Apple Pay And Digital Currency Mean Time Is Running Out For Physical Cash
Editor’s Note: Ilya Subkhankulov is the COO of BTX Trader,
the digital currency trading platform. He has also recently launched a
consumer-friendly bitcoin and dogecoin buying service called Celery.
Since the advent of electronic payments, there has been a clear shift
away from cash and checks. Credit and debit cards, and more recently
prepaid debit cards, have been a staple of many consumers’ daily lives.
With the announcement of Apple Pay, Apple is betting that consumers
want an even more convenient way to pay in person. Many in the payment
space have attempted to make this evolutionary leap, but it seems that
with Apple’s dominance of the easy-to-use mobile device market, it is
uniquely positioned to become successful. There are existing examples of
similar, successful implementations, with consumers in South Korea and
Japan having long used mobile phones at the point of sale.
Glenbrook Partners, a payments strategy and consulting firm, believes
that consumer adoption of new payment mechanisms comes down to two
things: significant increases in convenience and/or perceived financial
gains.
Apple Pay has internalized these two main drivers of consumer
adoption and will likely be successful given its relationships with
major card networks and banks. Similarly bitcoin,
once past the learning curve, has significant conveniences over other
payment methods and as the software evolves, will become more so.
However, the financial benefits have not yet materialized.
Another parallel between Apple Pay and bitcoin is security. Apple Pay
employs tokenization of information across the network and so is one of
the most secure ways to pay in person, along with cash.
Apple Pay is well-positioned to make mobile payments pervasive with
220,000 merchants already signed up, an estimated 5 to 10 percent of the
millions of merchant locations in the U.S.

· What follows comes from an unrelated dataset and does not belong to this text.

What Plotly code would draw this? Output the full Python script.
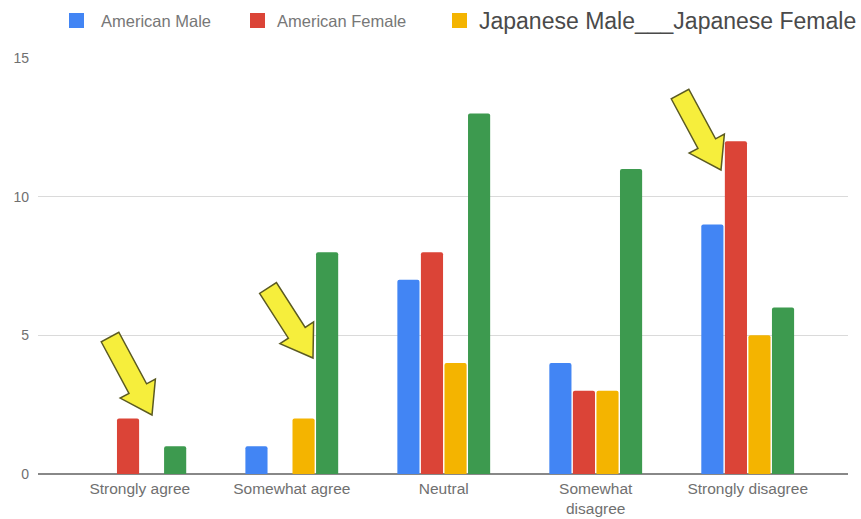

It’s important to note, though, that Apple Pay has a dozen partner
banks representing 83 percent of credit card spending in the U.S. but
makes no mention of debit cards, which are issued by 14,000 merchants.
As Generation Y is considered the debit card generation, hopefully Apple
can cover that market, as well.
How does bitcoin benefit? Bitcoin depends on only one network — the
Internet. Consumers are required to use mobile devices to initiate
payment. Apple will shift consumer behavior to their devices and will
make security a major consideration when consumers choose payment
methods, especially after the recent parade of cyber intrusions of banks
and merchants.
Bitcoin, as a payment network, is unmatched in its global design,
affordability and security. Apple Pay is helping to lead the charge, and
as bitcoin matures it will benefit from it. Rather than being a threat
to bitcoin, as some commentators have rhetorically suggested,
Apple Pay should provide digital currency with a boost — it could be
the killer app that digital currency has been waiting for.
With digital currency, there’s nothing to jangle in your pockets and
weigh you down as you walk. You can’t lose digital currency down the
back of the couch. There’s no paperwork required and it supports online
payments. Other advantages that digital currency has over physical,
which may not be so obvious to the casual observer, are the lower
transaction fees and the lack of a central issuer – so the user doesn’t
have to put their faith in a banking system that may have let them down
in the past.
According to a 2014 report on the use of cash by
the Federal Reserve Bank of San Francisco, cash is still king when it
comes to retail payments under $25 in the United States. The report
states that the fact that debit cards tend to be used frequently for
person-to-person transfers and several other categories of expenditure
such as gifts, food, transportation and entertainment indicates that
cash usage likely is not the result of a lack of access to alternative
payment options.
The average transaction size for many of these expenditure categories
is relatively low, suggesting that the reason cash is the most or
second-most frequently used payment instrument is because small value
transactions tend to dominate these categories.
The conclusion I draw from this is that cash is encouraged by
merchants and retailers for small transaction sizes either through
minimum transaction sizes or with higher prices by including taxes. Who
can blame them? The transaction fees for credit and debit cards erode
profits for smaller transactions, 30 cents + 3 percent for each
transaction.
As bitcoin grows and Apple Pay extends its reach over the next few
years, cash will shrink. The governments are incentivized to promote
digital currencies because of the visibility they can glean from their
public ledgers. Bitcoin analytics startups such as Blocktrail and Coinalytics
are receiving funding to help the world understand what’s going on in
the payment network, much the same way the traditional banking system
has been monitored.
Apple Pay and digital currency will play a massive part in changing
how consumers perceive — and make — low-value payments. The businesses
that are quickest to realize this will be the ones that benefit – but
believe me, the days of physical cash are numbered.